The sensory difficulty can also present itself with issues regarding human relations. Not everyone in any given conversation is going to always agree on the pace but I generally can't follow the agreed upon pace for more than a minute. After that what seems to me as a chaotic exchange of misunderstood expressions begins to increase my anxiety more every minute.
In a conversation with one person, I have a great deal of difficulty with changing subjects. I also have difficulty with people moving around the room while they're talking. If someone changes the subject or ends a conversation in a way that seems abrupt to me my sensory awareness is raised and my chaotic energy level may be seen by others as emotionally charged. There is an emotion involved, but I find that it's a different type of emotion that others may presume it is due to the emotions that cause them to react.

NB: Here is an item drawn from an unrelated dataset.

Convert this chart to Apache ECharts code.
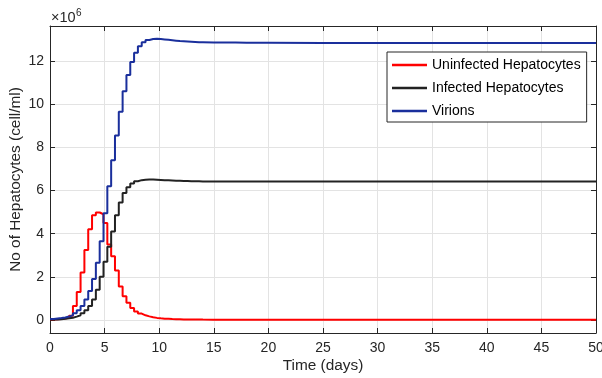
<!DOCTYPE html>
<html><head><meta charset="utf-8">
<script src="https://cdn.jsdelivr.net/npm/echarts@6/dist/echarts.min.js"></script>
<style>html,body{margin:0;padding:0;background:#fff}#c{width:602px;height:378px}</style>
</head><body><div id="c"></div>
<script>
// time (days) of each stair step
const times = [0,0.35,0.7,1.05,1.4,1.75,2.1,2.45,2.8,3.15,3.5,3.85,4.2,4.55,4.9,5.25,5.6,5.95,6.3,6.65,7.0,7.35,7.7,8.05,8.4,8.75,9.1,9.45,9.8,10.15,10.5,10.85,11.2,11.55,11.9,12.25,12.6,12.95,13.3,13.65,14,15,16,17,18,20,25,30,35,40,45,50];
// values in units of 1e6 cell/ml
const uninfected = [0.03,0.04,0.05,0.07,0.1,0.2,0.65,1.3,2.2,3.25,4.2,4.85,4.98,4.9,4.5,3.5,2.95,2.3,1.55,1.1,0.8,0.56,0.4,0.3,0.22,0.17,0.13,0.1,0.08,0.065,0.055,0.045,0.04,0.035,0.03,0.028,0.025,0.023,0.021,0.02,0.019,0.018,0.017,0.016,0.015,0.015,0.015,0.015,0.015,0.015,0.015,0.015];
const infected = [0.02,0.03,0.04,0.06,0.08,0.11,0.16,0.22,0.32,0.45,0.65,0.95,1.4,2.0,2.7,3.4,4.1,4.85,5.45,5.88,6.15,6.32,6.43,6.48,6.5,6.51,6.51,6.5,6.49,6.48,6.47,6.46,6.45,6.45,6.44,6.44,6.43,6.43,6.43,6.42,6.42,6.42,6.42,6.42,6.42,6.42,6.42,6.42,6.42,6.42,6.42,6.42];
const virions = [0.05,0.07,0.09,0.12,0.16,0.22,0.32,0.45,0.65,0.95,1.35,1.9,2.65,3.65,4.95,6.2,7.4,8.55,9.65,10.6,11.35,11.95,12.38,12.68,12.87,12.97,13.02,13.03,13.02,13.0,12.98,12.96,12.94,12.92,12.91,12.9,12.89,12.88,12.87,12.87,12.86,12.85,12.85,12.84,12.84,12.83,12.83,12.83,12.83,12.83,12.83,12.83];
const seriesNames = ['Uninfected Hepatocytes','Infected Hepatocytes','Virions'];
const seriesColors = ['#ff0000','#222222','#1a2f9c'];
const yTicks = [0,2,4,6,8,10,12];
const xLabel = 'Time (days)';
const yLabel = 'No of Hepatocytes (cell/ml)';

const FONT = 'Liberation Sans, Arial, Helvetica, sans-serif';
const AX = '#262626';
const GRIDC = '#e3e3e3';

const valuesList = [uninfected, infected, virions];
const series = valuesList.map((vals, i) => ({
  name: seriesNames[i],
  type: 'line',
  step: 'end',
  showSymbol: false,
  symbol: 'none',
  data: times.map((t, k) => [t, vals[k]]),
  lineStyle: { color: seriesColors[i], width: 2 },
  itemStyle: { color: seriesColors[i] },
  z: 3 + i
}));

const xBase = { type: 'value', min: 0, max: 50, interval: 5 };
const yBase = { type: 'value', min: -0.6, max: 13.62 };

const chart = echarts.init(document.getElementById('c'), null, { renderer: 'canvas' });
chart.setOption({
  animation: false,
  backgroundColor: '#ffffff',
  grid: { left: 50, right: 6, top: 26, bottom: 45, containLabel: false, outerBoundsMode: 'none' },
  xAxis: [
    Object.assign({}, xBase, {
      position: 'bottom',
      name: xLabel, nameLocation: 'middle', nameGap: 25, nameMoveOverlap: false,
      nameTextStyle: { fontFamily: FONT, fontSize: 15.4, color: AX },
      axisLine: { show: true, onZero: false, lineStyle: { color: AX, width: 1 } },
      axisTick: { show: true, inside: true, length: 5, lineStyle: { color: AX } },
      axisLabel: { show: true, margin: 8, fontFamily: FONT, fontSize: 14, color: AX, showMaxLabel: true, hideOverlap: false },
      splitLine: { show: true, lineStyle: { color: GRIDC, width: 1 } }
    }),
    Object.assign({}, xBase, {
      position: 'top',
      axisLine: { show: true, onZero: false, lineStyle: { color: AX, width: 1 } },
      axisTick: { show: true, inside: true, length: 5, lineStyle: { color: AX } },
      axisLabel: { show: false },
      splitLine: { show: false }
    })
  ],
  yAxis: [
    Object.assign({}, yBase, {
      position: 'left',
      name: yLabel, nameLocation: 'middle', nameGap: 27, nameMoveOverlap: false,
      nameTextStyle: { fontFamily: FONT, fontSize: 15.4, color: AX },
      axisLine: { show: true, onZero: false, lineStyle: { color: AX, width: 1 } },
      axisTick: { show: true, inside: true, length: 5, customValues: yTicks, lineStyle: { color: AX } },
      axisLabel: { show: true, margin: 6, customValues: yTicks, fontFamily: FONT, fontSize: 14, color: AX },
      splitLine: { show: true, lineStyle: { color: GRIDC, width: 1 } }
    }),
    Object.assign({}, yBase, {
      position: 'right',
      axisLine: { show: true, onZero: false, lineStyle: { color: AX, width: 1 } },
      axisTick: { show: true, inside: true, length: 5, customValues: yTicks, lineStyle: { color: AX } },
      axisLabel: { show: false },
      splitLine: { show: false }
    })
  ],
  legend: {
    show: true,
    orient: 'vertical',
    left: 387, top: 52,
    data: seriesNames,
    icon: 'rect',
    itemWidth: 35, itemHeight: 2.5,
    itemGap: 9, itemTextGap: 4,
    padding: [6, 6, 4, 5],
    backgroundColor: '#ffffff',
    borderColor: AX, borderWidth: 1, borderRadius: 0,
    textStyle: { fontFamily: FONT, fontSize: 14, color: '#000000' }
  },
  graphic: [
    { type: 'text', left: 51, top: 10, style: { text: '×10', font: '14.5px ' + FONT, fill: AX } },
    { type: 'text', left: 76, top: 8, style: { text: '6', font: '10px ' + FONT, fill: AX } }
  ],
  series: series
});
</script>
</body></html>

With me the emotion is always fear but it isn't necessarily on how I feel about the other people in the situation beyond their control over the environment that demands a response from me that I'm having difficulty making. They may believe that my verbal skills are such that my responses are more unrehearsed than they are, that my ability to sort through current information that I'm receiving is better than it is, that I am more able to change direction in a conversation than I am, and that sorting through all the emotions that others are feeling within a conversation is something I can do more easily than I actually can. The way I see others doing this is similar to the way that I watch them be able to weave through traffic and change a barrage of images into static symbols they can negotiate.
This difficulty is not the same with other autistics though it may be similar with some. However, it can be something that causes people difficulty, which isn't readily noticeable by others. These difficulties and the issues they present aren't something that many people will understand even after spending lots of time with me. They will have no doubt that there's a problem but won't know what it is.
As long as everyone is seen as competing for the same thing in life and accommodations are seen as some type of advantage in that competition people will be less able to understand each other and be encouraging and empowering.
The truth is there is no scarcity of the compassion that produces encouragement and empowerment anywhere in the human species. Accommodations don't need to be seen as either an undue advantage or an excuse for irresponsibility. There are many more possibilities than just these two. People have many different motivations and many different goals and their expressions of creativity and inspiration are severely impaired when others believe that any aid that someone else gets will somehow reduce the aid that they themselves get. Indeed, the opposite is true. Encouragement and accommodation create more of the same for everyone in the same way that greed and theft do.
This environment of encouragement is readily accessible to everyone and will provide us all with the necessary resources to survive. If the environment is instead infected with parasitic attitudes where no one feels like they are receiving their due, everyone will indulge in the luxury of seeing every standard they can meet as their divine inheritance and every substandard expression as a sinful act meant to rob them of the reward they deserve.